Copy word for word the lines in the records below, starting at the line with "Write a LaTeX" and ending at the line with "(sub) at (19,325)". Skip the pictures.

::: PROVIDED DATA :::

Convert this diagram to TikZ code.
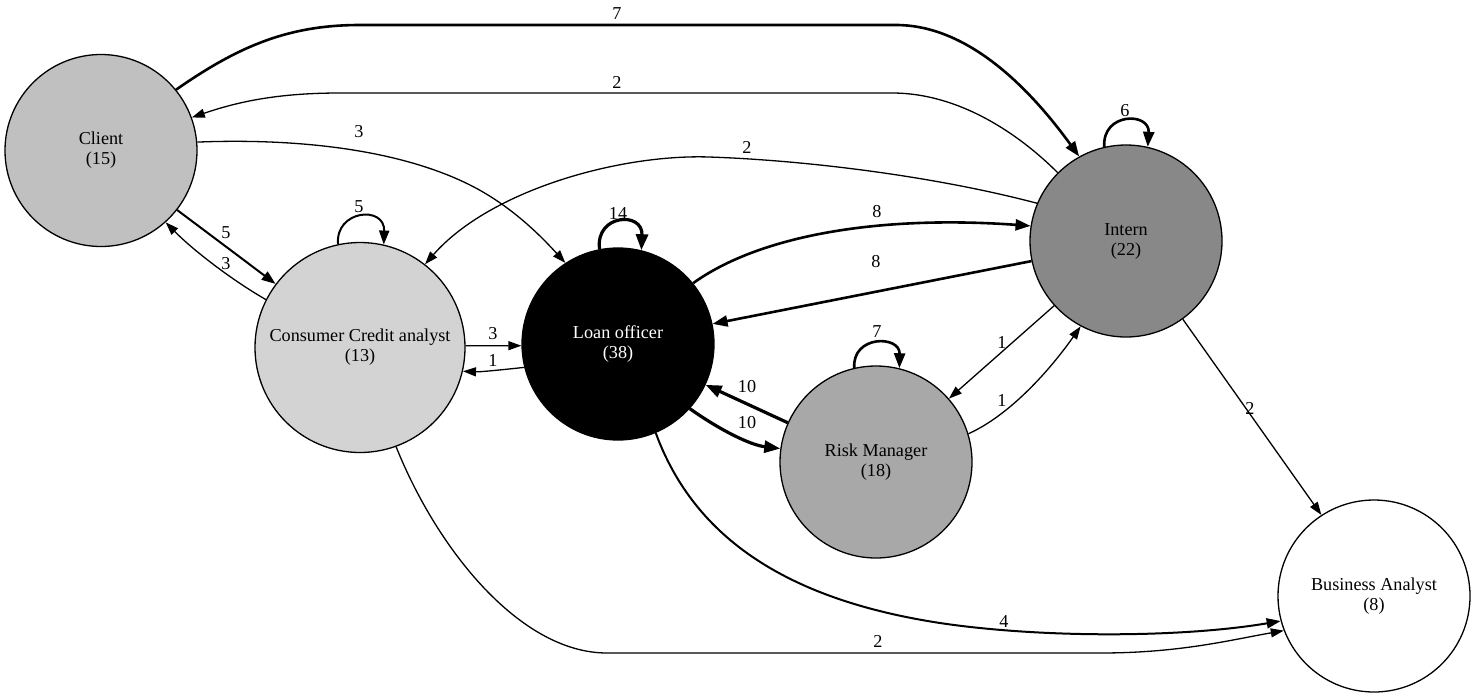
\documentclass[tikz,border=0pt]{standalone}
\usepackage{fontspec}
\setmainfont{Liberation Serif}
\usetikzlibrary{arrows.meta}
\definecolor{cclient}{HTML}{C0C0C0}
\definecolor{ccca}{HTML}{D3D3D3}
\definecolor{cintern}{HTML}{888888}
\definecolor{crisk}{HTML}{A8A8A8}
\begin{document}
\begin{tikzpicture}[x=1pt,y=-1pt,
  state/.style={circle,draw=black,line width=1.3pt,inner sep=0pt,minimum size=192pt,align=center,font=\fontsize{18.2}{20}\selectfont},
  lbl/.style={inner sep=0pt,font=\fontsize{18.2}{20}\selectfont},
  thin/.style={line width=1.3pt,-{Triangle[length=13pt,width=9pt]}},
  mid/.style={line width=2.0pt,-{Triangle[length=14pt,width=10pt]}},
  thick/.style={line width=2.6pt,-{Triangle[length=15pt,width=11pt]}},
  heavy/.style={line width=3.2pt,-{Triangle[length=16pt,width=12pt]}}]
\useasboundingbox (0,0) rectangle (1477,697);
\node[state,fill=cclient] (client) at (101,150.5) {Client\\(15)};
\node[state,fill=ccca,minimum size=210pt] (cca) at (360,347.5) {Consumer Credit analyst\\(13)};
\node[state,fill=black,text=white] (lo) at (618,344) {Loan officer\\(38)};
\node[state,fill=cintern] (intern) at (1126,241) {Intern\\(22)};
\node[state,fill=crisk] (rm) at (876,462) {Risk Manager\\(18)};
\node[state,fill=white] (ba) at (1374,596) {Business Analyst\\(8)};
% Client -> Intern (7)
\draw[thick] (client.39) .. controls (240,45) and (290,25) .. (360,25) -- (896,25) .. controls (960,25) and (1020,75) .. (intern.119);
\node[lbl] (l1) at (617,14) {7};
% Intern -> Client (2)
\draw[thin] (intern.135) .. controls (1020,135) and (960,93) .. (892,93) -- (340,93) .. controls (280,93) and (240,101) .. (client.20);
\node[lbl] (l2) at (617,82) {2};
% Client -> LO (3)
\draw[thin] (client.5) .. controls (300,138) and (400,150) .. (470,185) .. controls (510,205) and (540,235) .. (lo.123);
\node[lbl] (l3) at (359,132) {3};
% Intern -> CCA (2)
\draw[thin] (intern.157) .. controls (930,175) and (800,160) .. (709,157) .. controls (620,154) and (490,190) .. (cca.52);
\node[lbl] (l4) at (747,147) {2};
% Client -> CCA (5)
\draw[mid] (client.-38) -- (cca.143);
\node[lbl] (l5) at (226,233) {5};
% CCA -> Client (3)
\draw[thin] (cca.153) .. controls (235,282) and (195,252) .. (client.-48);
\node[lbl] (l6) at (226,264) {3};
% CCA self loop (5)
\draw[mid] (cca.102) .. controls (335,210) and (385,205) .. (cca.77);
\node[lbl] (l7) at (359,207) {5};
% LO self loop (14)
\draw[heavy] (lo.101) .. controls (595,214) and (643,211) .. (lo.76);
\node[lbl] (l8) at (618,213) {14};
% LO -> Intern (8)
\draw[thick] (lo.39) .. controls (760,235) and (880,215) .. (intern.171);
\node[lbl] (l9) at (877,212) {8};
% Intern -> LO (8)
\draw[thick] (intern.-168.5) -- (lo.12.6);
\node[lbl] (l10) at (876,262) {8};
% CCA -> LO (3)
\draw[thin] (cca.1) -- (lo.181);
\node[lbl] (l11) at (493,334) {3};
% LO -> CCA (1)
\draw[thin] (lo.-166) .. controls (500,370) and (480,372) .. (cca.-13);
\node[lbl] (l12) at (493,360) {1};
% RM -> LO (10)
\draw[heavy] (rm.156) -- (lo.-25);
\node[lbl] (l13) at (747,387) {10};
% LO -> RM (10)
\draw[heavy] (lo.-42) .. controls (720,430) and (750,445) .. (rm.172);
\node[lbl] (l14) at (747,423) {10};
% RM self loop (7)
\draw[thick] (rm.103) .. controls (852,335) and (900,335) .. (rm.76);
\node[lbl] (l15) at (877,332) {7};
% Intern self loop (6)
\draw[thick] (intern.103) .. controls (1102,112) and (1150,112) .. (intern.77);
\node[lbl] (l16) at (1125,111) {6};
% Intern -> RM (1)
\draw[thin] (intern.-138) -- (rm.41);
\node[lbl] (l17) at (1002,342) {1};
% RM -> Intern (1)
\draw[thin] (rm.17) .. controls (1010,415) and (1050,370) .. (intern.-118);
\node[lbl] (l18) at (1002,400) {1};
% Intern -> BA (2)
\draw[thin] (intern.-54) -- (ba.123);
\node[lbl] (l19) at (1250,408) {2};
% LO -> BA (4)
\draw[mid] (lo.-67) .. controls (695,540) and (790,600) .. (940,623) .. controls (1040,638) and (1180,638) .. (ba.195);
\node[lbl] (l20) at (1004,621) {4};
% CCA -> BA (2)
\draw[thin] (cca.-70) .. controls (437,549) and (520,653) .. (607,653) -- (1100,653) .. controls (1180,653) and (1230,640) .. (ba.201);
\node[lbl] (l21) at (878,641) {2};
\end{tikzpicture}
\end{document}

:::
::: PROVIDED DATA :::

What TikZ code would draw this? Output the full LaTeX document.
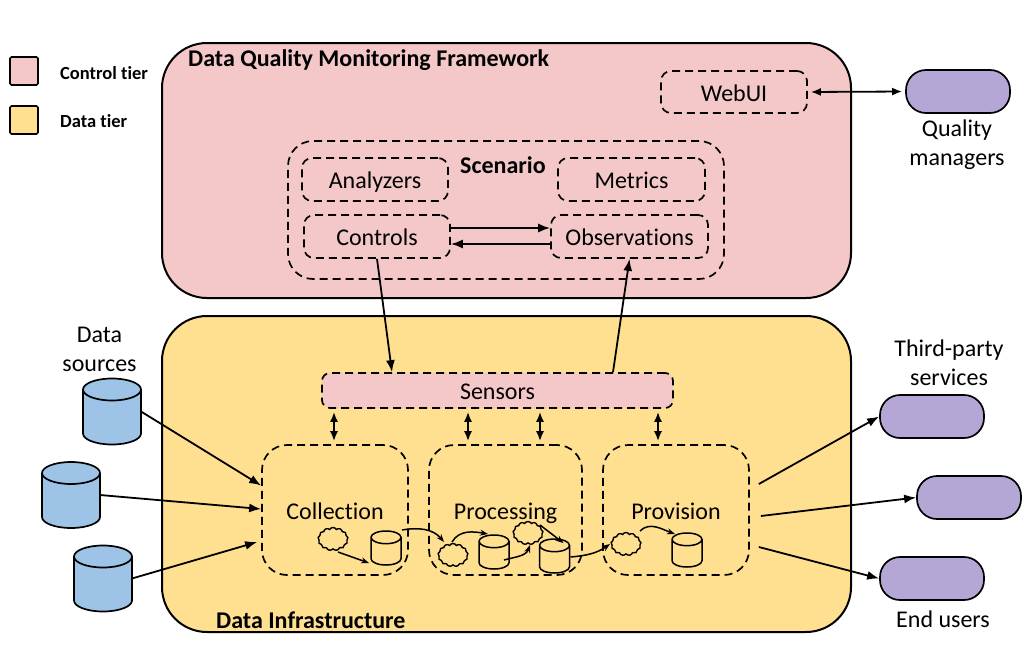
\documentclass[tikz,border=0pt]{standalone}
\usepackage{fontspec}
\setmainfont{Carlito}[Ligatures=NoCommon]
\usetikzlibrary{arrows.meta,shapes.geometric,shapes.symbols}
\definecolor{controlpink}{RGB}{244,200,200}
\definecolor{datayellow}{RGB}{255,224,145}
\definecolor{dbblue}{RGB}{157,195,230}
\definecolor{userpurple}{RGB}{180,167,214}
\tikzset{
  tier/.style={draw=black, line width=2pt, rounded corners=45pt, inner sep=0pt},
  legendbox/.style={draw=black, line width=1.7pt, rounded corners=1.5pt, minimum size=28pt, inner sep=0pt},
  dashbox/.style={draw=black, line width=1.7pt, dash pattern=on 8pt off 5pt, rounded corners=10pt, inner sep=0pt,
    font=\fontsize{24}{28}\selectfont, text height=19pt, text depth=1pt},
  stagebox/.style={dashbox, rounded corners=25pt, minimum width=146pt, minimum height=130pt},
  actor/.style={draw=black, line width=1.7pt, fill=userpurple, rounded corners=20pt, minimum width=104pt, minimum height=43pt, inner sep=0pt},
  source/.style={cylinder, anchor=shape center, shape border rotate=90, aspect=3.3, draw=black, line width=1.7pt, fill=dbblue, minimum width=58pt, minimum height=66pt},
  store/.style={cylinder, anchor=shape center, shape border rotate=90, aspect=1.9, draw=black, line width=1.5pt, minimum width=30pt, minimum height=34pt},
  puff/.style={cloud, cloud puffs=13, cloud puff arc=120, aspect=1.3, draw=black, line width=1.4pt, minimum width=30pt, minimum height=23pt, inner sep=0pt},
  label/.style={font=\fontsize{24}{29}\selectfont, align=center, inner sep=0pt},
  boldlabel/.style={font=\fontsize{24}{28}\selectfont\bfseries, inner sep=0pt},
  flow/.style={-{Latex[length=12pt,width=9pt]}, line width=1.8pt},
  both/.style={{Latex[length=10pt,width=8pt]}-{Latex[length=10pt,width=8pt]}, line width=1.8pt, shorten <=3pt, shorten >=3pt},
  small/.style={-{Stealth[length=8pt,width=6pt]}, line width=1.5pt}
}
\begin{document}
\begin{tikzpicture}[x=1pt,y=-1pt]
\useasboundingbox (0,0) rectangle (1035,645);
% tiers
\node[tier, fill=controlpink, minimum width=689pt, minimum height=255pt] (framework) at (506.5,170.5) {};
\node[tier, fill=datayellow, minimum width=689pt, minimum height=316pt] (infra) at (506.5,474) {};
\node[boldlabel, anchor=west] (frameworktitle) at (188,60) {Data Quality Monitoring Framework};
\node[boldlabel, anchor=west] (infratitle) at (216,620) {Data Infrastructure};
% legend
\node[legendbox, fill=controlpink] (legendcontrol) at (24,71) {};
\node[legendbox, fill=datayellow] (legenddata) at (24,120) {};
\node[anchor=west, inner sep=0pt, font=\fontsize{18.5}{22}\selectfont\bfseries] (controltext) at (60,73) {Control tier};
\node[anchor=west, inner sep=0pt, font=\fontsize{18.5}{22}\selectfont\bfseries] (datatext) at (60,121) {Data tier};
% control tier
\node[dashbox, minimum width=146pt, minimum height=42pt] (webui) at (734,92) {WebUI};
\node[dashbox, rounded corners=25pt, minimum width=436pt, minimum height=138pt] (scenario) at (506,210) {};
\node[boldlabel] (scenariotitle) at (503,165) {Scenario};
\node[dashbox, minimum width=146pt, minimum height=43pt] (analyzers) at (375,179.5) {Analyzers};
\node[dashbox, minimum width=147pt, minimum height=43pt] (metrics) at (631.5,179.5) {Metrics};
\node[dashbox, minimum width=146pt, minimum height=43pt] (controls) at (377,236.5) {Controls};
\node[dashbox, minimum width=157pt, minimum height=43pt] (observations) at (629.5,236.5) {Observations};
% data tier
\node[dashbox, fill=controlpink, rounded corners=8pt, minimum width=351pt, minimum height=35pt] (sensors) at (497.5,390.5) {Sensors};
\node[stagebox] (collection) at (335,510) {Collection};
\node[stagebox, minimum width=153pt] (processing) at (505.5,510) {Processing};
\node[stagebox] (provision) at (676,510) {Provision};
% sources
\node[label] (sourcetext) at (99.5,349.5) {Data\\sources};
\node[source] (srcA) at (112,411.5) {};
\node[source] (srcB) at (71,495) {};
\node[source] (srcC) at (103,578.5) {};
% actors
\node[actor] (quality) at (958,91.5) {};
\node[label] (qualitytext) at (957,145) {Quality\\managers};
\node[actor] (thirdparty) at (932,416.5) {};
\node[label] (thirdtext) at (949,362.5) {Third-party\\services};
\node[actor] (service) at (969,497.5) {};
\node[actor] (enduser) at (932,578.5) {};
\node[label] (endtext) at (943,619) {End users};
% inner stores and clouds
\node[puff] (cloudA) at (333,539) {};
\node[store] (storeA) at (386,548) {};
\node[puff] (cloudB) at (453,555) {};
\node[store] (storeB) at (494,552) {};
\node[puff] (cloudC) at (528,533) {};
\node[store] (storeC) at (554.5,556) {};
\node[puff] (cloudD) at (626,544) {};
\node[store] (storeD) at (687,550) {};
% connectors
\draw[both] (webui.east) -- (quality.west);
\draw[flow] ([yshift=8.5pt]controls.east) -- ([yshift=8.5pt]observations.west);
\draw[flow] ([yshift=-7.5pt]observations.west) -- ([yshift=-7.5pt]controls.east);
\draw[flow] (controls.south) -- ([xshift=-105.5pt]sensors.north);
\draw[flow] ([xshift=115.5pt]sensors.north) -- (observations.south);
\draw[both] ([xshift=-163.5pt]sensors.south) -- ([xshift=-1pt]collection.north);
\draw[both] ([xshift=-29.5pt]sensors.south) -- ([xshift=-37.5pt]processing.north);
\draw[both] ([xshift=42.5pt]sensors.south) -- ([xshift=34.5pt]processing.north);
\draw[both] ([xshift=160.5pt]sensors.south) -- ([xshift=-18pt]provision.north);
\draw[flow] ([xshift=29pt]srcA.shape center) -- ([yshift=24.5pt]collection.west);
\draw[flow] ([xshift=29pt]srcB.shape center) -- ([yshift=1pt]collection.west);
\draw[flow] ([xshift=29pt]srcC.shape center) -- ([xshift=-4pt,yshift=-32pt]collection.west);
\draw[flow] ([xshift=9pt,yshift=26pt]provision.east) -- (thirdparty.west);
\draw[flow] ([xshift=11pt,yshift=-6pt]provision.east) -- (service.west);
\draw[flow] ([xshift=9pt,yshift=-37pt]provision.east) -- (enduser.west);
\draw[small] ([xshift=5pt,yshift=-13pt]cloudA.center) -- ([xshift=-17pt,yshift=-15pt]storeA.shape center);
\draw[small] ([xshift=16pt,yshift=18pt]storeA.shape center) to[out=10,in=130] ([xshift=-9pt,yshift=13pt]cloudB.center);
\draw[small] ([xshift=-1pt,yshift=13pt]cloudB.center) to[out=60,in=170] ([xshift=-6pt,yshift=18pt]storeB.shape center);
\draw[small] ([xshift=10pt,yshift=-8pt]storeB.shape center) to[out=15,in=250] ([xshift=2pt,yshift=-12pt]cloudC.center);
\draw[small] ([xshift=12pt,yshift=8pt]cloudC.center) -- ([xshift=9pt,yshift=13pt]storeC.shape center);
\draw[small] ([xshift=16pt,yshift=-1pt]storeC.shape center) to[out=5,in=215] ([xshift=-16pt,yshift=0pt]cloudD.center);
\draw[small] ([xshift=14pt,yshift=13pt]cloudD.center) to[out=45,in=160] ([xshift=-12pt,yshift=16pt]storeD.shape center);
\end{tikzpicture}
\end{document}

:::
::: PROVIDED DATA :::

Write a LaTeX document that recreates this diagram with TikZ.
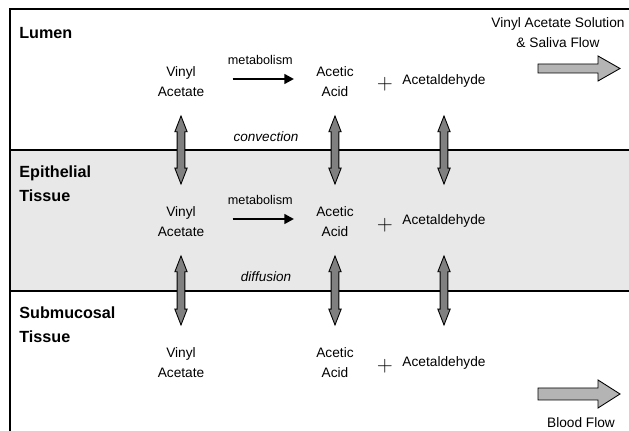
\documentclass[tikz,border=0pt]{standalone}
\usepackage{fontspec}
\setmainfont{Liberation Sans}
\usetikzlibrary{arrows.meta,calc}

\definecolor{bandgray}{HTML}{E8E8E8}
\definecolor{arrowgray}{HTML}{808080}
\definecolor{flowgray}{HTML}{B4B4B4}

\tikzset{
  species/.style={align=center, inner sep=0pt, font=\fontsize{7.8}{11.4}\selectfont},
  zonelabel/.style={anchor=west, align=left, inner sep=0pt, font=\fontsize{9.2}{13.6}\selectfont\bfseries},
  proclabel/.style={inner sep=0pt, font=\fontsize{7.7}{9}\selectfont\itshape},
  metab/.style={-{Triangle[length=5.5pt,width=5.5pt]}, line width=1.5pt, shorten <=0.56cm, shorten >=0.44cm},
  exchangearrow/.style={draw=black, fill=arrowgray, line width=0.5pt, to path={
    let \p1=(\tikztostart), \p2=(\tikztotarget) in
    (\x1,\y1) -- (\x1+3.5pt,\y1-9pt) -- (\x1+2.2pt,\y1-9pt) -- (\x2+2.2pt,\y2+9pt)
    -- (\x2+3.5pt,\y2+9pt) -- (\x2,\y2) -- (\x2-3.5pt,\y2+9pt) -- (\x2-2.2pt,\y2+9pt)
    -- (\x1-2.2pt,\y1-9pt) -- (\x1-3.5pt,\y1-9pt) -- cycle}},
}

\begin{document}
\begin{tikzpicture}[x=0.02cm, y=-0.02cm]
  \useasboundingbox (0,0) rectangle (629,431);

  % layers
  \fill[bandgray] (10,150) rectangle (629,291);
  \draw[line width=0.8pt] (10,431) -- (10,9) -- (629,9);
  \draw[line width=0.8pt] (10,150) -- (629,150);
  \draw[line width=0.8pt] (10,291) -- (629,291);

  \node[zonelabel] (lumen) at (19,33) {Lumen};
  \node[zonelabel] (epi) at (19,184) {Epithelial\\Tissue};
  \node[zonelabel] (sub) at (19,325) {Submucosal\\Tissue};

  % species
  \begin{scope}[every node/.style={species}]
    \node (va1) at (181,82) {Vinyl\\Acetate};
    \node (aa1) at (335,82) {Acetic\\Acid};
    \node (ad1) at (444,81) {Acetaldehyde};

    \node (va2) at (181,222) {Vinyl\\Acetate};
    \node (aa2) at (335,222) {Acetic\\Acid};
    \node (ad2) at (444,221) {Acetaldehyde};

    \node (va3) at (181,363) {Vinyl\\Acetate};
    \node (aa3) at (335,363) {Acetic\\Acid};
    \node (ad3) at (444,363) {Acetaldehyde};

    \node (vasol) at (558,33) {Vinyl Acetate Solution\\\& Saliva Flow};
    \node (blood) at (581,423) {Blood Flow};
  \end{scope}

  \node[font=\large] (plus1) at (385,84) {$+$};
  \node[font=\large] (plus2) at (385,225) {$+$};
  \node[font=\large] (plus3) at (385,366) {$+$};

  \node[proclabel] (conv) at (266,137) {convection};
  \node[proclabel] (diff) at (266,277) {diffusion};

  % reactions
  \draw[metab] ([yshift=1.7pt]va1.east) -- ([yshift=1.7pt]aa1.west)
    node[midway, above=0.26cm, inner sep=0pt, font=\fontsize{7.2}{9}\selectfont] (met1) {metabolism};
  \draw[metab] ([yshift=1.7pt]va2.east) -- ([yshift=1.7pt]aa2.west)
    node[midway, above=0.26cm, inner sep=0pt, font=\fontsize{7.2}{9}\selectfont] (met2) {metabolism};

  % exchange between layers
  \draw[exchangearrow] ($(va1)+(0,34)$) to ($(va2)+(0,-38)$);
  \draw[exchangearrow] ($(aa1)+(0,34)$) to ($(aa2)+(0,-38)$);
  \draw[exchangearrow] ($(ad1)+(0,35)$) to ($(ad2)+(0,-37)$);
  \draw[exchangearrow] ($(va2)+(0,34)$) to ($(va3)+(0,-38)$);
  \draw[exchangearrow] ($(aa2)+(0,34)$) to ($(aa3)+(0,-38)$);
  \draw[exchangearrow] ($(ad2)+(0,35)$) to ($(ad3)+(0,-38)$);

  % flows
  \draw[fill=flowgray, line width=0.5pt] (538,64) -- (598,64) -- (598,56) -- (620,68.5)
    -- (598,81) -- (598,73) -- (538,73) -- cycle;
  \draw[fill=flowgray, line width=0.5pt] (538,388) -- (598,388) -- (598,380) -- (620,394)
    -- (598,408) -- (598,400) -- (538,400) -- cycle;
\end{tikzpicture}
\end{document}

:::

TASK SOLUTION ::
Write a LaTeX document that recreates this diagram with TikZ.
\documentclass[tikz,border=0pt]{standalone}
\usepackage{fontspec}
\setmainfont{Liberation Sans}
\usetikzlibrary{arrows.meta,calc}

\definecolor{bandgray}{HTML}{E8E8E8}
\definecolor{arrowgray}{HTML}{808080}
\definecolor{flowgray}{HTML}{B4B4B4}

\tikzset{
  species/.style={align=center, inner sep=0pt, font=\fontsize{7.8}{11.4}\selectfont},
  zonelabel/.style={anchor=west, align=left, inner sep=0pt, font=\fontsize{9.2}{13.6}\selectfont\bfseries},
  proclabel/.style={inner sep=0pt, font=\fontsize{7.7}{9}\selectfont\itshape},
  metab/.style={-{Triangle[length=5.5pt,width=5.5pt]}, line width=1.5pt, shorten <=0.56cm, shorten >=0.44cm},
  exchangearrow/.style={draw=black, fill=arrowgray, line width=0.5pt, to path={
    let \p1=(\tikztostart), \p2=(\tikztotarget) in
    (\x1,\y1) -- (\x1+3.5pt,\y1-9pt) -- (\x1+2.2pt,\y1-9pt) -- (\x2+2.2pt,\y2+9pt)
    -- (\x2+3.5pt,\y2+9pt) -- (\x2,\y2) -- (\x2-3.5pt,\y2+9pt) -- (\x2-2.2pt,\y2+9pt)
    -- (\x1-2.2pt,\y1-9pt) -- (\x1-3.5pt,\y1-9pt) -- cycle}},
}

\begin{document}
\begin{tikzpicture}[x=0.02cm, y=-0.02cm]
  \useasboundingbox (0,0) rectangle (629,431);

  % layers
  \fill[bandgray] (10,150) rectangle (629,291);
  \draw[line width=0.8pt] (10,431) -- (10,9) -- (629,9);
  \draw[line width=0.8pt] (10,150) -- (629,150);
  \draw[line width=0.8pt] (10,291) -- (629,291);

  \node[zonelabel] (lumen) at (19,33) {Lumen};
  \node[zonelabel] (epi) at (19,184) {Epithelial\\Tissue};
  \node[zonelabel] (sub) at (19,325) {Submucosal\\Tissue};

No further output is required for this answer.